Peter Smythe edited this page Mar 9, 2020 · 10 revisions

There are different aspects in GeoFence that may be configured:

  • the backend DBMS and related database,
  • the LDAP server,
  • the background map in the client (for the standalone GeoFence version)

All configurations are performed by providing a property file to GeoFence, in which the various configurations will be set.

Providing a configuration file

GeoFence comes with some default values which are quite good for a test run. You will want anyway to reconfigure at least the backend database. Since the custom configuration will override the default values, the configuration file will also be called the override file.

There are a couple of ways to setup the GeoFence override file:

  • If you are using the embedded version, you may use the fixed file inside the GeoServer data dir. It's located at data/geofence/geofence-datasource-ovr.properties.

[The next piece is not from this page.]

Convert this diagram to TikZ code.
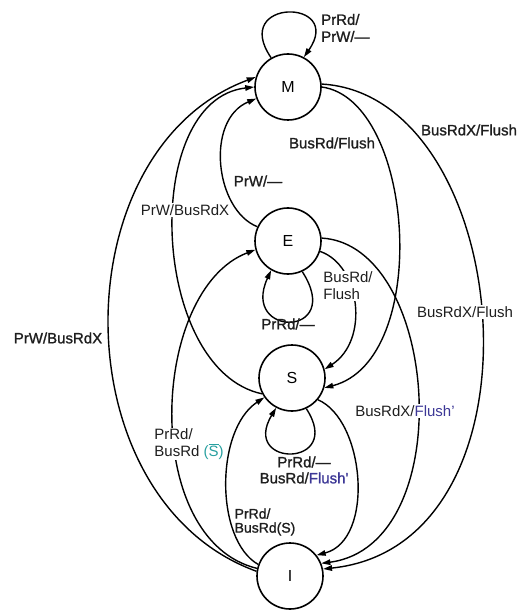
\documentclass[tikz,border=0pt]{standalone}
\usepackage{fontspec}
\setmainfont{Liberation Sans}
\newfontfamily\heavyfont{Liberation Sans}[FakeBold=1.2]
\usetikzlibrary{arrows.meta}
\definecolor{inkdark}{RGB}{30,30,30}
\definecolor{flushblue}{RGB}{60,55,150}
\definecolor{sbarteal}{RGB}{40,160,160}

\tikzset{
  state/.style={circle, draw, line width=1.6pt, minimum size=66pt, inner sep=0pt,
    font=\fontsize{16}{16}\selectfont},
  trans/.style={->, line width=1.4pt},
  lbl/.style={font=\fontsize{15}{17}\selectfont, inner sep=1pt, align=left, text=inkdark},
  lblbox/.style={lbl, fill=white},
  heavy/.style={font=\heavyfont\fontsize{15}{17}\selectfont}
}

\begin{document}
\begin{tikzpicture}[x=1pt, y=1pt, >={Triangle[length=9pt,width=5.5pt]}]
  \useasboundingbox (0,0) rectangle (523,-612);

  % States
  \node[state] (M) at (288,-87) {M};
  \node[state] (E) at (288,-241) {E};
  \node[state] (S) at (292,-378) {S};
  \node[state] (I) at (290,-576) {I};

  % Self loops
  \draw[trans] (M.120) .. controls (230,2) and (345,2) .. (M.62);
  \draw[trans] (E.-65) .. controls (345,-338) and (240,-338) .. (E.-120);
  \draw[trans] (S.-65) .. controls (345,-468) and (240,-468) .. (S.-118);

  % Left side transitions
  \draw[trans] (E.155) .. controls (215,-210) and (205,-120) .. (M.200);
  \draw[trans] (S.208) .. controls (150,-370) and (140,-100) .. (M.180);
  \draw[trans] (I.172) .. controls (60,-500) and (60,-150) .. (M.163);
  \draw[trans] (I.167) .. controls (140,-540) and (150,-290) .. (E.195);
  \draw[trans] (I.160) .. controls (215,-540) and (215,-430) .. (S.215);

  % Right side transitions
  \draw[trans] (M.0) .. controls (415,-100) and (432,-360) .. (S.-17);
  \draw[trans] (M.5) .. controls (515,-95) and (555,-545) .. (I.12);
  \draw[trans] (E.-18) .. controls (360,-265) and (370,-340) .. (S.15);
  \draw[trans] (E.5) .. controls (440,-245) and (460,-545) .. (I.22);
  \draw[trans] (S.-40) .. controls (365,-420) and (375,-540) .. (I.38);

  % Labels
  \node[lbl, heavy, anchor=west] (lMloop) at (320,-28) {PrRd/\\PrW/—};
  \node[lbl, heavy] (lEM) at (258,-181) {PrW/—};
  \node[lblbox] (lSM) at (185,-210) {PrW/BusRdX};
  \node[lblbox, heavy] (lIM) at (58,-338) {PrW/BusRdX};
  \node[lbl, heavy] (lMS) at (332,-143) {BusRd/Flush};
  \node[lbl, heavy] (lMI) at (469,-130) {BusRdX/Flush};
  \node[lblbox] (lES) at (348,-286) {BusRd/\\Flush};
  \node[lblbox] (lEI) at (465,-312) {BusRdX/Flush};
  \node[lbl, heavy] (lEloop) at (288,-324) {PrRd/—};
  \node[lblbox] (lSI) at (405,-411) {BusRdX/\textcolor{flushblue}{Flush'}};
  \node[lbl, heavy, align=center, font=\heavyfont\fontsize{15}{16}\selectfont] (lSloop) at (304,-470)
    {PrRd/—\\BusRd/\textcolor{flushblue}{Flush'}};
  \node[lblbox] (lIE) at (189,-444)
    {PrRd/\\BusRd \textcolor{sbarteal}{($\overline{\mbox{S}}$)}};
  \node[lbl, heavy, font=\heavyfont\fontsize{14}{14}\selectfont] (lIS) at (265,-522) {PrRd/\\BusRd(S)};
\end{tikzpicture}
\end{document}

  • You may use a file located anywhere in the file system. You will set the file path using a system property named geofence-ovr. Such property can be set like that:

    java .... -Dgeofence-ovr=file:/PATH/TO/OVR/FILE.properties ...
    

    This way of configuring the override file can be used both in the embedded and in the standalone version.

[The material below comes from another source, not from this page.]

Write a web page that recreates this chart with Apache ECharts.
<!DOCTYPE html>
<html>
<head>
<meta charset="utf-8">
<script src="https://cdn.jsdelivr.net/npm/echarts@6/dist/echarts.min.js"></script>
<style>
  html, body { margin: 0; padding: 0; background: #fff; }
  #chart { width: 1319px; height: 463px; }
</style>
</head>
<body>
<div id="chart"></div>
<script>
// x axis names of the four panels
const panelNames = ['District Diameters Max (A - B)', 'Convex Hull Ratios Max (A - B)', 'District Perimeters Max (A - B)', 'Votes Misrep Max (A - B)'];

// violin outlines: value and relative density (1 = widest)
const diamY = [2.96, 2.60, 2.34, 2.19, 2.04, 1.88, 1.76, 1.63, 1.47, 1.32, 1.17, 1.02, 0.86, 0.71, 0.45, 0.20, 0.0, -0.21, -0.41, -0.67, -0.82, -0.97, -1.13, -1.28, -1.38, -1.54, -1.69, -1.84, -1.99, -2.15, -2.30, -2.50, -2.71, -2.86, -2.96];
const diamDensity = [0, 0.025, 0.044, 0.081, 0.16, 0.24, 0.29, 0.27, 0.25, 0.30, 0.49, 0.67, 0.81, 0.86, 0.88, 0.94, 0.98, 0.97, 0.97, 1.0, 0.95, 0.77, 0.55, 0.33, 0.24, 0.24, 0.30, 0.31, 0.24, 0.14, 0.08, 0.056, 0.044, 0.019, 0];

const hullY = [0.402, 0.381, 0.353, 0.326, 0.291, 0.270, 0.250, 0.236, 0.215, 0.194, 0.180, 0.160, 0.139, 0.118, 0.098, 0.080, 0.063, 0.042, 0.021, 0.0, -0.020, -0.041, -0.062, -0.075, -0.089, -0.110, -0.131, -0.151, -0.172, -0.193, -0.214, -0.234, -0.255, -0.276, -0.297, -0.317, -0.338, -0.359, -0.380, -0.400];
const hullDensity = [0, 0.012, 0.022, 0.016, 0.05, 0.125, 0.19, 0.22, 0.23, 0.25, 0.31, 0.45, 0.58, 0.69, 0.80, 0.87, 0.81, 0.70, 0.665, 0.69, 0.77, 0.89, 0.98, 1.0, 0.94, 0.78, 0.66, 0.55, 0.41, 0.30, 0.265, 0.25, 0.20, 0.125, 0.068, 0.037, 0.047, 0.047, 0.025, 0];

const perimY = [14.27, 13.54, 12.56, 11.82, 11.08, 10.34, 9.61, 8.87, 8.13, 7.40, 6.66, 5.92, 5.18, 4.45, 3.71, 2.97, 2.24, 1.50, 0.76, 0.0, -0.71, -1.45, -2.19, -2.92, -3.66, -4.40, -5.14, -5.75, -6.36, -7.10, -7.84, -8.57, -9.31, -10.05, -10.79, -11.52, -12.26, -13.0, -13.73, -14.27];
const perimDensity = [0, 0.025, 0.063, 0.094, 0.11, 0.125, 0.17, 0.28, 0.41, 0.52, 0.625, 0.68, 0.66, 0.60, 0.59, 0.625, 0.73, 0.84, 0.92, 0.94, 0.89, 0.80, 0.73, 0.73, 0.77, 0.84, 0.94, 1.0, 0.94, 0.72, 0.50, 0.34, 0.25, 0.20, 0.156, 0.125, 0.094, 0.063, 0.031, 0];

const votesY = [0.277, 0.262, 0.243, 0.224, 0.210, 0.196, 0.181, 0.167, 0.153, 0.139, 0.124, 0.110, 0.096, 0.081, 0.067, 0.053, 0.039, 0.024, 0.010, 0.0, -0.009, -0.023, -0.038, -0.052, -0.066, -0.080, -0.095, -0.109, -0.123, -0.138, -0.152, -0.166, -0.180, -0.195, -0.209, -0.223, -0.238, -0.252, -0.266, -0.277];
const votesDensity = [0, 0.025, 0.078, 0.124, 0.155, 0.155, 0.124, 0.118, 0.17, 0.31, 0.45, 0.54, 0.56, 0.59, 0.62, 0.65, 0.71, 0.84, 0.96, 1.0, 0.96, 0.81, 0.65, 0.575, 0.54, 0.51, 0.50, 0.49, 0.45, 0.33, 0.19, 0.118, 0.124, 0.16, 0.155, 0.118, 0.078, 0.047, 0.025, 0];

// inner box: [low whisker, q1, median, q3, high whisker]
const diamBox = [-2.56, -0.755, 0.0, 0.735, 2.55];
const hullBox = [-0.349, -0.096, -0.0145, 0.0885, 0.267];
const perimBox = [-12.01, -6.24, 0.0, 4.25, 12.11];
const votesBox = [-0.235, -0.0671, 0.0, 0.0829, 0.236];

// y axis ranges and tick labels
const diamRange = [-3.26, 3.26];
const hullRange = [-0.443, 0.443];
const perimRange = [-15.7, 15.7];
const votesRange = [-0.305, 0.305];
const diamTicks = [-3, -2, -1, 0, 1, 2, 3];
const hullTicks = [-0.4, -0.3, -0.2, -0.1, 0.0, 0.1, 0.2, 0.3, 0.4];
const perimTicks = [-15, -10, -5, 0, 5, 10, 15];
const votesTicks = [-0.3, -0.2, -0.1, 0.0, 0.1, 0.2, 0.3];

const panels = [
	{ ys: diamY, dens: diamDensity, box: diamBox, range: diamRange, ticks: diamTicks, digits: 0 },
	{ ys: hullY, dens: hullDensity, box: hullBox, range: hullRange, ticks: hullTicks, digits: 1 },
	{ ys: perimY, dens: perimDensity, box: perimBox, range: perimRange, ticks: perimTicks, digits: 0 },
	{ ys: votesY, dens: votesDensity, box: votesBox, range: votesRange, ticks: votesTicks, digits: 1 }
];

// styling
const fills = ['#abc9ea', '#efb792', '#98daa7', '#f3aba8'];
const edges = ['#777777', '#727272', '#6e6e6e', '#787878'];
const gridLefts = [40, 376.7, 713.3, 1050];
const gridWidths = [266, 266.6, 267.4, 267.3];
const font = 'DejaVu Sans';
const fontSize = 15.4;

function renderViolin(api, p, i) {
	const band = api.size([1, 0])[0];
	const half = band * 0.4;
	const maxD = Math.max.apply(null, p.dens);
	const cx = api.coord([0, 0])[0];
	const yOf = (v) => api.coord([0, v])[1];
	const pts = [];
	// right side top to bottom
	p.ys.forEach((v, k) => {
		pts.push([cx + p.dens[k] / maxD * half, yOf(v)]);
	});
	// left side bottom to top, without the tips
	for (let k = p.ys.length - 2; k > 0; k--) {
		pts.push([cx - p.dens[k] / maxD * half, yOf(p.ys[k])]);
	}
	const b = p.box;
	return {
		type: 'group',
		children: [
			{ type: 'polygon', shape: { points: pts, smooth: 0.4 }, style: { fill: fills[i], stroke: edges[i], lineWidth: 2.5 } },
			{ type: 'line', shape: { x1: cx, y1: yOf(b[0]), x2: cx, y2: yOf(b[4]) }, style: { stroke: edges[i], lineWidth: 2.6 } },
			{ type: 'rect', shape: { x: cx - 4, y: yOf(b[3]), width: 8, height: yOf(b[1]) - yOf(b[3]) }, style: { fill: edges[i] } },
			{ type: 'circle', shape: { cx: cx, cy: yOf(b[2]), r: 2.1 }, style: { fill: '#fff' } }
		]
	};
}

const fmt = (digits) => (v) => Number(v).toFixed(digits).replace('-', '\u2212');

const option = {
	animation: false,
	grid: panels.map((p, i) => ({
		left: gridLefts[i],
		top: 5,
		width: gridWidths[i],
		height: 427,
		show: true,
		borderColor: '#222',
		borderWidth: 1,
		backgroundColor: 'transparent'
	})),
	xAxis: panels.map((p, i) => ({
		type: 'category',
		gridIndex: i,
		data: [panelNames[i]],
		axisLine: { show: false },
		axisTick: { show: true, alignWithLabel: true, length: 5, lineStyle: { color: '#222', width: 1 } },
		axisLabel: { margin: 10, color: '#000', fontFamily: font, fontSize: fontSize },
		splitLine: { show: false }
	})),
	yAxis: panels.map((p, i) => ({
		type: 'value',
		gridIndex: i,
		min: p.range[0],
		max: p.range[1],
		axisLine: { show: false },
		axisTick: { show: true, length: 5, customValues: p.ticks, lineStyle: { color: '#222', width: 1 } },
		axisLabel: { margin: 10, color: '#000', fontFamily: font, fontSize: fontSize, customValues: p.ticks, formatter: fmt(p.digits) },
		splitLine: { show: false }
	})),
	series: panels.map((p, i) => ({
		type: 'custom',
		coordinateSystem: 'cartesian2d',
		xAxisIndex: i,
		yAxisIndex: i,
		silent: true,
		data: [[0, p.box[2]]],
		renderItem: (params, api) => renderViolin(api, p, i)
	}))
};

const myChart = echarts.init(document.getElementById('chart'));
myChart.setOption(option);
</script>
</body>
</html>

    Please note that tomcat will run the file CATALINA_BASE/bin/setenv.sh if such file exists, so that's a good place to set system properties.

    e.g.:

    export CATALINA_HOME=/usr/local/java/tomcat
    export CATALINA_BASE=/var/tomcat/geofence
    export JAVA_OPTS="-Dgeofence-ovr=file:${CATALINA_BASE}/conf/gf-ovr.properties"
    

Database configuration

By default GeoFence uses H2 as the backend DBMS; the database data files are created in the directory geofence_db/, created in the current directory (i.e. the directory selected at the moment of the launch of the webapp).

You may configure the H2 db location, or configure a completely different DBMS backend (supported DBMS are PostgreSQL+postGIS and Oracle Spatial).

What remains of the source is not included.